Wednesday, June 11, 2008

The 1000 Genomes Project: battle-ground for next-gen sequencers

The 1000 Genomes Project is an ambitious international venture, launched back in January, that seeks to leverage advances in DNA sequencing technology to create a map of human genetic variation with unprecedented resolution.

The formal scientific goal of the project is "to produce a catalog of [genetic] variants that are present at 1 percent or greater frequency in the human population across most of the genome, and down to 0.5 percent or lower within genes". This will involve the generation of mind-boggling amounts of sequence data: according to Paul Flicek from the European Bioinformatics Institute, who has been coordinating data storage and transfer for the project, the final data-set will probably take up close to 1 Pb (i.e. one million gigabytes)!

The scale of this project has only become feasible over the last year or two with the appearance of so-called "next-generation" sequencing platforms: new technologies that are capable of reading billions of bases of DNA in a single run, over just a few days. Although the field is rapidly heating up, right now there are three commercial platforms in the market: the 454 system provided by Roche, Applied Biosystem's SOLiD technology, and Illumina's Genome Analyzer (previously known as Solexa). Each of the platforms has its positive and negative points, but those aren't relevant for this post: suffice it to say that there is currently a serious arms race between these three products, with each of the respective companies eyeing the lucrative medical sequencing market just around the corner.

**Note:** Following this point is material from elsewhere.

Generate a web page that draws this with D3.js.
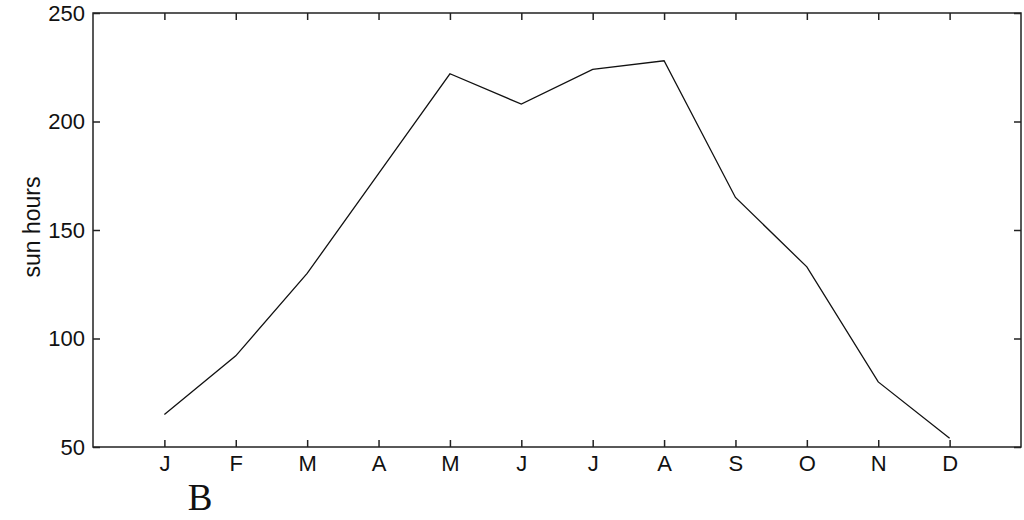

This arms race appears to be great news for the 1000 Genomes Project. As an Applied Biosystems press release spells out today, the major companies are literally giving away sequencing capacity to the Project in return for product exposure - all three of them have now committed to sequencing 75 billion bases, the equivalent of sequencing a complete human genome 25 times over. In the press release, Project steering committee co-chair Richard Durbin says:

"It is a win-win arrangement for all involved. The companies will gain an exciting opportunity to test their technologies on hundreds of samples of human DNA, and the project will obtain data and insight to achieve its goals in a more efficient and cost-effective manner than we could without their help."

The stakes are extremely high here. Involvement in the 1000 Genomes Project gives these companies an opportunity to prove their technology to the researchers in major sequencing facilities who will ultimately be some of their biggest customers, while at the same time providing some valuable public relations stories - Illumina got some good coverage with their "first African genome" back in February, for instance. The platforms that can prove themselves early in the game will have a serious edge over later competitors, simply by being well-established in the large facilities by the time young upstarts like Pacific Biosciences even have a product on the market. And when you think about just how much money there will be in the medical sequencing business within the next few years, Durbin's "exciting opportunity" starts to seem like classic British understatement.

Anyway, you can expect things to get pretty serious over the next few months, as the involvement of all three of the platforms in the 1000 Genomes Project (both as providers of free sequence, and in terms of machines in the participating facilities) provides a level playing field for comparing the throughput, accuracy, ease of use and running costs of the three competitors, engaged in the sequencing activity that matters the most right now: assembling entire genomes from human beings, as cheaply, accurately and quickly as possible.

Meanwhile, those of us interested in personal genomics get to sit back and watch the fireworks, knowing that it doesn't really matter who wins this race - so long as it's being run, our genome sequences are becoming steadily more affordable.